[start DATASET EXCERPTS]

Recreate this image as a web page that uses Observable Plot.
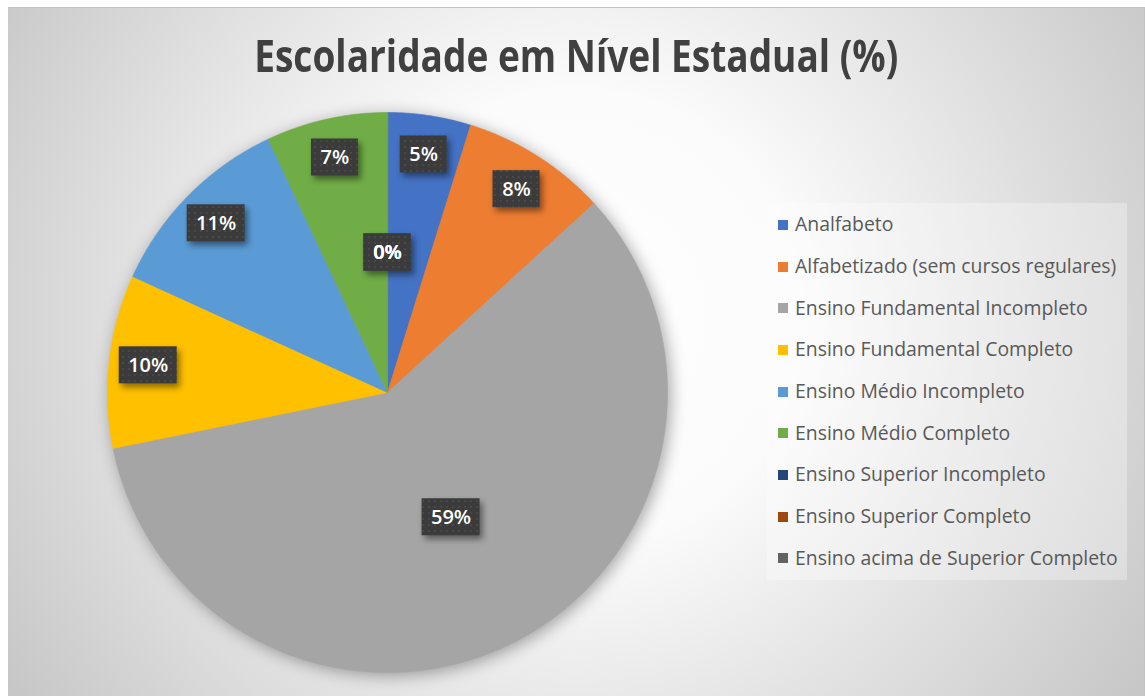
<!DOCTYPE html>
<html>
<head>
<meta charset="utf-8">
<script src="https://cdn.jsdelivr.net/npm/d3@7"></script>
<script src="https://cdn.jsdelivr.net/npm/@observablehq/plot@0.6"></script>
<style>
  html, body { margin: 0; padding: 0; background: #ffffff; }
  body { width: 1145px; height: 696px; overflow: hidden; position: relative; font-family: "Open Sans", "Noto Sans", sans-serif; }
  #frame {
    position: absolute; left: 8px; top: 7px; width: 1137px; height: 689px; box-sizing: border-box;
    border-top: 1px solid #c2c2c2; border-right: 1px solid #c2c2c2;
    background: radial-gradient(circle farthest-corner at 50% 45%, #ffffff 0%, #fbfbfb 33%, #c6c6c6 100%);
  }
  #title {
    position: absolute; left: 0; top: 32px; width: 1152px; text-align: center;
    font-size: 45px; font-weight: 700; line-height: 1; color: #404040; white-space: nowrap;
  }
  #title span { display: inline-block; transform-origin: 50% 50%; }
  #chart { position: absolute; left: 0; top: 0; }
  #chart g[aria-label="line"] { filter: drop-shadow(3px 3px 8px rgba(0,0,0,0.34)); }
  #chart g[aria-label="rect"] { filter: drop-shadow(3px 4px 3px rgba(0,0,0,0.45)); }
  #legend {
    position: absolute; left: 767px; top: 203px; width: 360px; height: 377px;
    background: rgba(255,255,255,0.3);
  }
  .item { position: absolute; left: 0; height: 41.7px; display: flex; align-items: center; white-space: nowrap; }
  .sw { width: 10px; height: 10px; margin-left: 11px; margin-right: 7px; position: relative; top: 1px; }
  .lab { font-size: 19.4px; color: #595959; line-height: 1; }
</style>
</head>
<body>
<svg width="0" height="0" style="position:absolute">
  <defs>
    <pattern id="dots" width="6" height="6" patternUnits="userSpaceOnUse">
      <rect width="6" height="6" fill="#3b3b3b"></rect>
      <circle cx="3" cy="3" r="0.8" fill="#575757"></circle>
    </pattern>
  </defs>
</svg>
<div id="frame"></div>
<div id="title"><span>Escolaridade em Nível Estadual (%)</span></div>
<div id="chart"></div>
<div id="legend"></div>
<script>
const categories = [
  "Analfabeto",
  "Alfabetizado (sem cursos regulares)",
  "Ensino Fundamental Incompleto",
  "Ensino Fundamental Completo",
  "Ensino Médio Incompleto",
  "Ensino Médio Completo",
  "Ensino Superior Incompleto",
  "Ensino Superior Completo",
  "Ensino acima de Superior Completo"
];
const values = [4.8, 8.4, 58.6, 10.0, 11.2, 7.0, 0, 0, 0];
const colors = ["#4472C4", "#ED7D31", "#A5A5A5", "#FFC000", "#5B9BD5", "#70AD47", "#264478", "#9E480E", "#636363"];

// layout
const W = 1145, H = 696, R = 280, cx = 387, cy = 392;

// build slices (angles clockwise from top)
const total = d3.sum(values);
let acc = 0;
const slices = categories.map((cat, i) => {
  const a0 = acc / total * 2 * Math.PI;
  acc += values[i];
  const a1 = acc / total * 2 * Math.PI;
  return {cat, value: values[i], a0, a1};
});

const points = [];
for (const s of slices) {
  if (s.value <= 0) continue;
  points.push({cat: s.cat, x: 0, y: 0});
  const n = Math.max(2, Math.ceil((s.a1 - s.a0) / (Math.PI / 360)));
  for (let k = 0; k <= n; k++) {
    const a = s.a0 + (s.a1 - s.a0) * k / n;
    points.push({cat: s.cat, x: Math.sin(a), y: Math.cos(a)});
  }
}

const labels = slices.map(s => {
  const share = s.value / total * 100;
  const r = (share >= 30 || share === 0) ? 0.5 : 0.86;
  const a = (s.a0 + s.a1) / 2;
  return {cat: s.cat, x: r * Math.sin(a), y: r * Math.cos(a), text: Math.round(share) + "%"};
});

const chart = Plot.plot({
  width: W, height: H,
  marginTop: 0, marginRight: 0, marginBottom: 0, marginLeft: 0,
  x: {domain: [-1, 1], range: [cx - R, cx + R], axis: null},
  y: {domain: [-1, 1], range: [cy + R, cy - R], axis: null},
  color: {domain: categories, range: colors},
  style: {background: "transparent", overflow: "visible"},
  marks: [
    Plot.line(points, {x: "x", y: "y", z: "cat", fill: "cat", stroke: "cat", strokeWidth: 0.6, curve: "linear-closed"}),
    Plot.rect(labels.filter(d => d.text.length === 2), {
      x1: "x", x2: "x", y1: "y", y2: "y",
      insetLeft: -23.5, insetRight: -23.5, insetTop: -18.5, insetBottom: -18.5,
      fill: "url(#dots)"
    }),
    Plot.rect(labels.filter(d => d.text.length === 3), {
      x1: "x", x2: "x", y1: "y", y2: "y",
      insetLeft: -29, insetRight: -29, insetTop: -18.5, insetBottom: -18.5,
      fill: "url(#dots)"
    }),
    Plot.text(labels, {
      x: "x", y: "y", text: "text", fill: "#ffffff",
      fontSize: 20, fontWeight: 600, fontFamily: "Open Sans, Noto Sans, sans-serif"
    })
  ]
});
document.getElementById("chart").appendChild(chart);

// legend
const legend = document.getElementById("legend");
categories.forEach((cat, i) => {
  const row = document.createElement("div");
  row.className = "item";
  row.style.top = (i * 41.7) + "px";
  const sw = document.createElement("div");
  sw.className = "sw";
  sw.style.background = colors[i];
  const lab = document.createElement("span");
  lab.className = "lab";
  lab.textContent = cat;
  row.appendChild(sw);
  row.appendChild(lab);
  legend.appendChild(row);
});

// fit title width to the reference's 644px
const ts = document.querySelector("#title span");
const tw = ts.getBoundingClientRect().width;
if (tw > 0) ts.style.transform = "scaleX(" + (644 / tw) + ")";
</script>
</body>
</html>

[end DATASET EXCERPTS]
[start DATASET EXCERPTS]

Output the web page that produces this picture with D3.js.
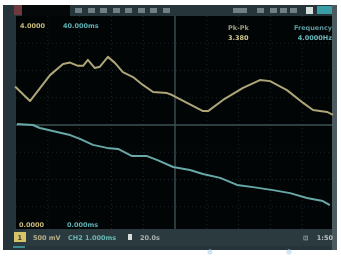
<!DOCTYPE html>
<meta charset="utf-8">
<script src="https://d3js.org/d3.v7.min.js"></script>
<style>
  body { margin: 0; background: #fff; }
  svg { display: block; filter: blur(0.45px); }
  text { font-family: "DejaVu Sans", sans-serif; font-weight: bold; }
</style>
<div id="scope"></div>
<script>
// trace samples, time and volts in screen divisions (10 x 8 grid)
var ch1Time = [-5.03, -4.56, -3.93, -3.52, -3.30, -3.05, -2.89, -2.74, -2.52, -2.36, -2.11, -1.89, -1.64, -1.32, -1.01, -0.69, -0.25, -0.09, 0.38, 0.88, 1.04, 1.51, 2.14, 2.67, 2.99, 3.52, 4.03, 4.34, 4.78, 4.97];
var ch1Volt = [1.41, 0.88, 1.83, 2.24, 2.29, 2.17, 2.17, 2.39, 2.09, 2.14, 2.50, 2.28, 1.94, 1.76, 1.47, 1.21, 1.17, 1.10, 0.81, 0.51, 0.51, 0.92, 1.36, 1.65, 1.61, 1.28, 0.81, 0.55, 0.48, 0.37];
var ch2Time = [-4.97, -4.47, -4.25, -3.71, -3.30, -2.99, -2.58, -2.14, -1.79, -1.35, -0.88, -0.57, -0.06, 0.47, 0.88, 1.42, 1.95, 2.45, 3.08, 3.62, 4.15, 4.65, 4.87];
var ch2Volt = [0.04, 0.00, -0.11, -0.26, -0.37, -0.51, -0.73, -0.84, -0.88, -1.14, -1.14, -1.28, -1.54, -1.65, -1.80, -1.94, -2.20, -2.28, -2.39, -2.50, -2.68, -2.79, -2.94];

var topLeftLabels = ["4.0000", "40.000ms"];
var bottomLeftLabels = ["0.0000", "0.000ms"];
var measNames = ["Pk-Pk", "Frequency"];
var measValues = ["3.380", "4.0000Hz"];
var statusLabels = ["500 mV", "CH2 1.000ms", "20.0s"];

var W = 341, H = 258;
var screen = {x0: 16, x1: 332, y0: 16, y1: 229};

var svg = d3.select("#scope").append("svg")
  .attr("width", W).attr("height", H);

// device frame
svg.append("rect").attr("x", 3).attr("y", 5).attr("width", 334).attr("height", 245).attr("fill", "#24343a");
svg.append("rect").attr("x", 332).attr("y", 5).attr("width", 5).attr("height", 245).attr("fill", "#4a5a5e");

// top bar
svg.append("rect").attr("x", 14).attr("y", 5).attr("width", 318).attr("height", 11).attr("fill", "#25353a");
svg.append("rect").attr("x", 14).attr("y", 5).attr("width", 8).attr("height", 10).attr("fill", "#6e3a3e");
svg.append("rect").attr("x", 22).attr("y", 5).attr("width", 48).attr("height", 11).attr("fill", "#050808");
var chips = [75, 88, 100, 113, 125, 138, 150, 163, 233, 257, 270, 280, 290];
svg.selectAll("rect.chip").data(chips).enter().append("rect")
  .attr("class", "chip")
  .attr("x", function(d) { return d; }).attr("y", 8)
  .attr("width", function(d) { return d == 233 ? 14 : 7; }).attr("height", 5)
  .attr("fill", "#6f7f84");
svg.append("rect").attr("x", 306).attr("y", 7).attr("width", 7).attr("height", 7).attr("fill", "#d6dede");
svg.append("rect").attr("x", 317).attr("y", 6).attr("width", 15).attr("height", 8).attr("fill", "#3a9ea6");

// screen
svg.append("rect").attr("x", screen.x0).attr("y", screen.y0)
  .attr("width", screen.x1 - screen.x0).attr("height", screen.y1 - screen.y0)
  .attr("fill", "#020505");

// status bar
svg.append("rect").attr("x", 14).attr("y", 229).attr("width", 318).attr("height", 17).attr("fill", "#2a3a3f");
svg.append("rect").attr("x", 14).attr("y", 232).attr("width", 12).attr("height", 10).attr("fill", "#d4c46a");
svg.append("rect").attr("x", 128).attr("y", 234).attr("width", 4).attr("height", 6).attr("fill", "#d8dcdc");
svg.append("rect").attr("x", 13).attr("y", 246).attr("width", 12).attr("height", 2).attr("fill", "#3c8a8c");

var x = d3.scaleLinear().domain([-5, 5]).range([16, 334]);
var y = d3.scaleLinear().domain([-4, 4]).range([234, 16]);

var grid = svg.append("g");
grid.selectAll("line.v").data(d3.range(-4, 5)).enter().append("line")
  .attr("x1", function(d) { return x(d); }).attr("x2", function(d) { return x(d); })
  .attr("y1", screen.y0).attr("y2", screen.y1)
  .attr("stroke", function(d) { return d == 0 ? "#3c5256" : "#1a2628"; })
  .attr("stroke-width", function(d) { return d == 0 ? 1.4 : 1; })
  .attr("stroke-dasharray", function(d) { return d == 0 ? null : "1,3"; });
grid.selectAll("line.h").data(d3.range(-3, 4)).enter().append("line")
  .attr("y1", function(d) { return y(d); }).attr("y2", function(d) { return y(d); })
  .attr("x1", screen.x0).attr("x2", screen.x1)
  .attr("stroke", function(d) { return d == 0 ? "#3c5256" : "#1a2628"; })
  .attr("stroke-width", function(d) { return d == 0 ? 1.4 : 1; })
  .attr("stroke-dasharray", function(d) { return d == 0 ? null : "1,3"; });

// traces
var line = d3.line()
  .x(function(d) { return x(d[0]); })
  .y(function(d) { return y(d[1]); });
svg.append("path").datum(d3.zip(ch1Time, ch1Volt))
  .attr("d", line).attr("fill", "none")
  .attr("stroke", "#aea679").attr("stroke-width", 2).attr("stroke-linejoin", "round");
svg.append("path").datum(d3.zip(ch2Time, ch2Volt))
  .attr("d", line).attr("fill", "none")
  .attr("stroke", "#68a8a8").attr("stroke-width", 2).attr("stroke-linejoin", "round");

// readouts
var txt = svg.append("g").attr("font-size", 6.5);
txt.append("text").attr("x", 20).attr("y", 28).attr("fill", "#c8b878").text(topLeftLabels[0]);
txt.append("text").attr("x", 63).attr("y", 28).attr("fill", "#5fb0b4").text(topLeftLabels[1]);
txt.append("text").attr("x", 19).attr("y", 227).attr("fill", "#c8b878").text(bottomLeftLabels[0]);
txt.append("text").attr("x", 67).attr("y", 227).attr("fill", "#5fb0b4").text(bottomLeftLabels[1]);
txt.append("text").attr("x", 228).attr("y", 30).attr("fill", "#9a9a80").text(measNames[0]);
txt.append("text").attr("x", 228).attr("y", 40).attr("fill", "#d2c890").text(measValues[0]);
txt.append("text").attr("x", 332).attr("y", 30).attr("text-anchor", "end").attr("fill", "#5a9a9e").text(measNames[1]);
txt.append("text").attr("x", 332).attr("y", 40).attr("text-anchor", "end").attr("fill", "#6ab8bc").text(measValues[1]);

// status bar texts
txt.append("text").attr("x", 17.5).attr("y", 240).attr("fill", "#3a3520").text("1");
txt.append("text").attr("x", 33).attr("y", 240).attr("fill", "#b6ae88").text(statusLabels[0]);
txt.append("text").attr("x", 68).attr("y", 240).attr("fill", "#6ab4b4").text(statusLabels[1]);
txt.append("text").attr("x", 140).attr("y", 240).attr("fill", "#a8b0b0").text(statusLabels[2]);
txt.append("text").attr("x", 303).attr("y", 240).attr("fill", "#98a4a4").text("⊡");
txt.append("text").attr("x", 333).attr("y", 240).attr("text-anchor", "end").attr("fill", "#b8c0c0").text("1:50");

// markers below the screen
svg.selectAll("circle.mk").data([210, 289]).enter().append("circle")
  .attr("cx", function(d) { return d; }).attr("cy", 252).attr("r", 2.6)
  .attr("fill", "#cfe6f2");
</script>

[end DATASET EXCERPTS]
[start DATASET EXCERPTS]

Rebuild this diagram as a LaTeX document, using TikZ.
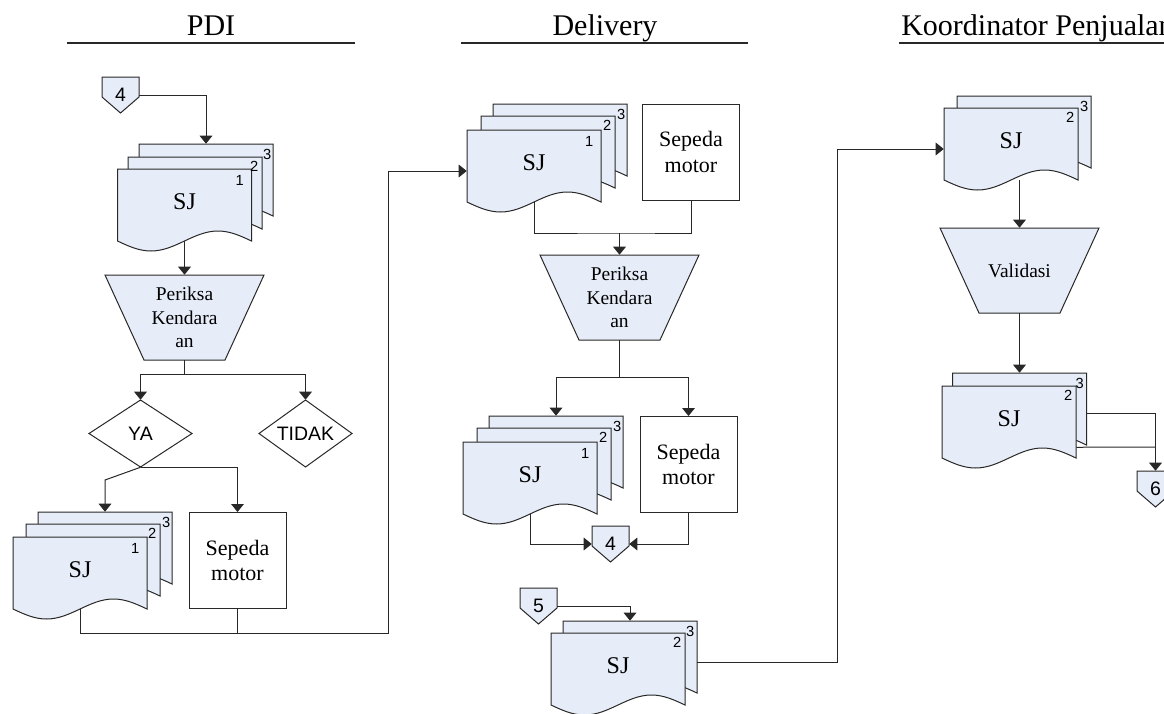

[end DATASET EXCERPTS]

(GIVEN INSTRUCTION): Count the lines in the material above where the string "this" appears, then state only that count.

(SOLUTION TO THE EXERCISE): 3